**WHAT YOU SHOULD DO**
Write out the entries verbatim and leave the images out of the copy.

[Lines of data]
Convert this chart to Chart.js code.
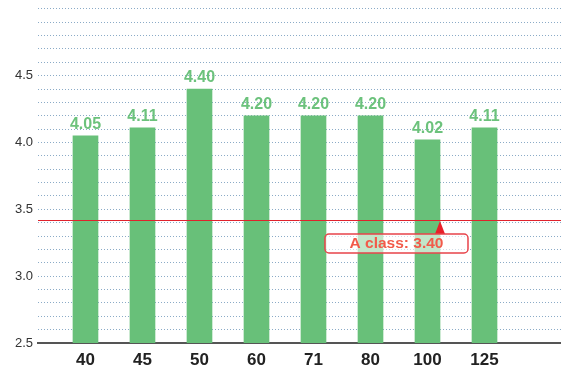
<!DOCTYPE html>
<html>
<head>
<meta charset="utf-8">
<script src="https://cdn.jsdelivr.net/npm/chart.js@4"></script>
<style>
html,body{margin:0;padding:0;background:#fff;}
#wrap{width:561px;height:367px;position:relative;}
</style>
</head>
<body>
<div id="wrap"><canvas id="c" width="561" height="367"></canvas></div>
<script>
const categories = ['40','45','50','60','71','80','100','125'];
const values = [4.05, 4.11, 4.40, 4.20, 4.20, 4.20, 4.02, 4.11];
const yTickLabels = ['2.5','3.0','3.5','4.0','4.5'];
const yGridValues = [2.5,2.6,2.7,2.8,2.9,3.0,3.1,3.2,3.3,3.4,3.5,3.6,3.7,3.8,3.9,4.0,4.1,4.2,4.3,4.4,4.5,4.6,4.7,4.8,4.9,5.0];
const thresholdValue = [3.42];
const thresholdLabel = ['A class: 3.40'];
const thresholdAnchorIndex = [6];

const FONT = "'Liberation Sans', Arial, sans-serif";

const dataLabels = {
  id: 'dataLabels',
  afterDatasetsDraw(chart) {
    const ctx = chart.ctx;
    const meta = chart.getDatasetMeta(0);
    ctx.save();
    ctx.font = 'bold 16px ' + FONT;
    ctx.fillStyle = '#6cc27c';
    ctx.textAlign = 'center';
    ctx.textBaseline = 'alphabetic';
    meta.data.forEach((bar, i) => {
      ctx.fillText(values[i].toFixed(2), bar.x, bar.y - 7);
    });
    ctx.restore();
  }
};

const thresholdPlugin = {
  id: 'threshold',
  afterDatasetsDraw(chart) {
    const ctx = chart.ctx;
    const ca = chart.chartArea;
    const ys = chart.scales.y, xs = chart.scales.x;
    const y = Math.round(ys.getPixelForValue(thresholdValue[0])) + 0.5;
    ctx.save();
    ctx.strokeStyle = '#e0222c';
    ctx.lineWidth = 1;
    ctx.beginPath();
    ctx.moveTo(ca.left, y);
    ctx.lineTo(ca.right, y);
    ctx.stroke();
    const tipX = xs.getPixelForValue(thresholdAnchorIndex[0]) + 12.5;
    const boxTop = y + 13.5;
    const boxH = 19, boxW = 143;
    const boxCx = tipX - 43.5;
    const bx = boxCx - boxW / 2;
    ctx.fillStyle = '#e8202a';
    ctx.beginPath();
    ctx.moveTo(tipX, y + 0.5);
    ctx.lineTo(tipX + 5, boxTop);
    ctx.lineTo(tipX - 5, boxTop);
    ctx.closePath();
    ctx.fill();
    ctx.fillStyle = 'rgba(255,255,255,0.6)';
    ctx.strokeStyle = '#e8434a';
    ctx.lineWidth = 1.5;
    ctx.beginPath();
    ctx.roundRect(bx, boxTop, boxW, boxH, 4);
    ctx.fill();
    ctx.stroke();
    ctx.font = 'bold 15.5px ' + FONT;
    ctx.fillStyle = '#f25a4a';
    ctx.textAlign = 'center';
    ctx.textBaseline = 'middle';
    ctx.fillText(thresholdLabel[0], boxCx, boxTop + boxH / 2 + 0.5);
    ctx.restore();
  }
};

new Chart(document.getElementById('c'), {
  type: 'bar',
  data: {
    datasets: [{
      data: values.map((v, i) => ({x: i, y: v})),
      backgroundColor: '#68c079',
      borderWidth: 0,
      barThickness: 25
    }]
  },
  plugins: [dataLabels, thresholdPlugin],
  options: {
    responsive: false,
    animation: false,
    layout: {padding: {top: 8, right: 0, left: 0, bottom: 0}},
    plugins: {legend: {display: false}, tooltip: {enabled: false}},
    scales: {
      x: {
        type: 'linear',
        offset: false,
        min: -0.833,
        max: 8.342,
        afterBuildTicks(scale) {
          scale.ticks = categories.map((c, i) => ({value: i}));
        },
        afterFit(scale) { scale.height = 24; },
        grid: {display: false, drawTicks: false, offset: false},
        border: {display: true, color: '#555', width: 2},
        ticks: {
          autoSkip: false,
          maxRotation: 0,
          padding: 7,
          color: '#222',
          font: {family: FONT, size: 17, weight: 'bold'},
          callback: (v) => categories[v] !== undefined ? categories[v] : ''
        }
      },
      y: {
        min: 2.5,
        max: 5.0,
        afterBuildTicks(scale) {
          scale.ticks = yGridValues.map(v => ({value: v}));
        },
        afterFit(scale) { scale.width = 38; },
        grid: {
          color: 'rgba(110,150,185,0.8)',
          lineWidth: 1,
          drawTicks: false
        },
        border: {display: false, dash: [1, 2]},
        ticks: {
          autoSkip: false,
          padding: 5,
          color: '#333',
          font: {family: FONT, size: 13, lineHeight: 0.6},
          callback: (v) => {
            const s = (Math.round(v * 10) / 10).toFixed(1);
            return yTickLabels.includes(s) ? s : '';
          }
        }
      }
    }
  }
});
</script>
</body>
</html>
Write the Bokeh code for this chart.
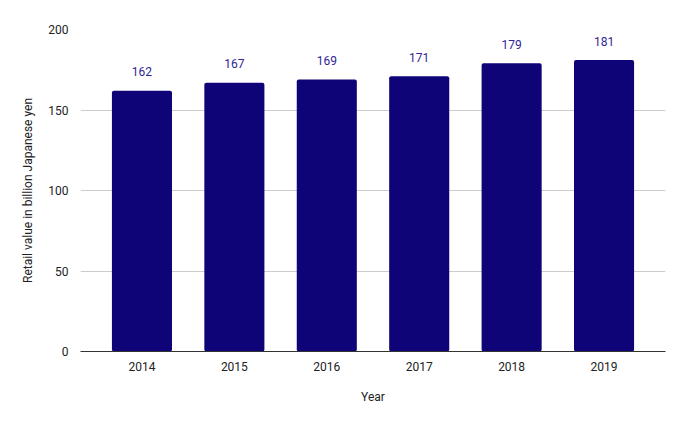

**EXERCISE OUTPUT**
Convert this chart to Chart.js code.
<!DOCTYPE html>
<html>
<head>
<meta charset="utf-8">
<script src="https://cdn.jsdelivr.net/npm/chart.js@4"></script>
<style>
html,body{margin:0;padding:0;background:#fff;}
#wrap{width:561px;height:367px;position:relative;}
</style>
</head>
<body>
<div id="wrap"><canvas id="c" width="561" height="367"></canvas></div>
<script>
const categories = ['40','45','50','60','71','80','100','125'];
const values = [4.05, 4.11, 4.40, 4.20, 4.20, 4.20, 4.02, 4.11];
const yTickLabels = ['2.5','3.0','3.5','4.0','4.5'];
const yGridValues = [2.5,2.6,2.7,2.8,2.9,3.0,3.1,3.2,3.3,3.4,3.5,3.6,3.7,3.8,3.9,4.0,4.1,4.2,4.3,4.4,4.5,4.6,4.7,4.8,4.9,5.0];
const thresholdValue = [3.42];
const thresholdLabel = ['A class: 3.40'];
const thresholdAnchorIndex = [6];

const FONT = "'Liberation Sans', Arial, sans-serif";

const dataLabels = {
  id: 'dataLabels',
  afterDatasetsDraw(chart) {
    const ctx = chart.ctx;
    const meta = chart.getDatasetMeta(0);
    ctx.save();
    ctx.font = 'bold 16px ' + FONT;
    ctx.fillStyle = '#6cc27c';
    ctx.textAlign = 'center';
    ctx.textBaseline = 'alphabetic';
    meta.data.forEach((bar, i) => {
      ctx.fillText(values[i].toFixed(2), bar.x, bar.y - 7);
    });
    ctx.restore();
  }
};

const thresholdPlugin = {
  id: 'threshold',
  afterDatasetsDraw(chart) {
    const ctx = chart.ctx;
    const ca = chart.chartArea;
    const ys = chart.scales.y, xs = chart.scales.x;
    const y = Math.round(ys.getPixelForValue(thresholdValue[0])) + 0.5;
    ctx.save();
    ctx.strokeStyle = '#e0222c';
    ctx.lineWidth = 1;
    ctx.beginPath();
    ctx.moveTo(ca.left, y);
    ctx.lineTo(ca.right, y);
    ctx.stroke();
    const tipX = xs.getPixelForValue(thresholdAnchorIndex[0]) + 12.5;
    const boxTop = y + 13.5;
    const boxH = 19, boxW = 143;
    const boxCx = tipX - 43.5;
    const bx = boxCx - boxW / 2;
    ctx.fillStyle = '#e8202a';
    ctx.beginPath();
    ctx.moveTo(tipX, y + 0.5);
    ctx.lineTo(tipX + 5, boxTop);
    ctx.lineTo(tipX - 5, boxTop);
    ctx.closePath();
    ctx.fill();
    ctx.fillStyle = 'rgba(255,255,255,0.6)';
    ctx.strokeStyle = '#e8434a';
    ctx.lineWidth = 1.5;
    ctx.beginPath();
    ctx.roundRect(bx, boxTop, boxW, boxH, 4);
    ctx.fill();
    ctx.stroke();
    ctx.font = 'bold 15.5px ' + FONT;
    ctx.fillStyle = '#f25a4a';
    ctx.textAlign = 'center';
    ctx.textBaseline = 'middle';
    ctx.fillText(thresholdLabel[0], boxCx, boxTop + boxH / 2 + 0.5);
    ctx.restore();
  }
};

new Chart(document.getElementById('c'), {
  type: 'bar',
  data: {
    datasets: [{
      data: values.map((v, i) => ({x: i, y: v})),
      backgroundColor: '#68c079',
      borderWidth: 0,
      barThickness: 25
    }]
  },
  plugins: [dataLabels, thresholdPlugin],
  options: {
    responsive: false,
    animation: false,
    layout: {padding: {top: 8, right: 0, left: 0, bottom: 0}},
    plugins: {legend: {display: false}, tooltip: {enabled: false}},
    scales: {
      x: {
        type: 'linear',
        offset: false,
        min: -0.833,
        max: 8.342,
        afterBuildTicks(scale) {
          scale.ticks = categories.map((c, i) => ({value: i}));
        },
        afterFit(scale) { scale.height = 24; },
        grid: {display: false, drawTicks: false, offset: false},
        border: {display: true, color: '#555', width: 2},
        ticks: {
          autoSkip: false,
          maxRotation: 0,
          padding: 7,
          color: '#222',
          font: {family: FONT, size: 17, weight: 'bold'},
          callback: (v) => categories[v] !== undefined ? categories[v] : ''
        }
      },
      y: {
        min: 2.5,
        max: 5.0,
        afterBuildTicks(scale) {
          scale.ticks = yGridValues.map(v => ({value: v}));
        },
        afterFit(scale) { scale.width = 38; },
        grid: {
          color: 'rgba(110,150,185,0.8)',
          lineWidth: 1,
          drawTicks: false
        },
        border: {display: false, dash: [1, 2]},
        ticks: {
          autoSkip: false,
          padding: 5,
          color: '#333',
          font: {family: FONT, size: 13, lineHeight: 0.6},
          callback: (v) => {
            const s = (Math.round(v * 10) / 10).toFixed(1);
            return yTickLabels.includes(s) ? s : '';
          }
        }
      }
    }
  }
});
</script>
</body>
</html>
Write the Bokeh code for this chart.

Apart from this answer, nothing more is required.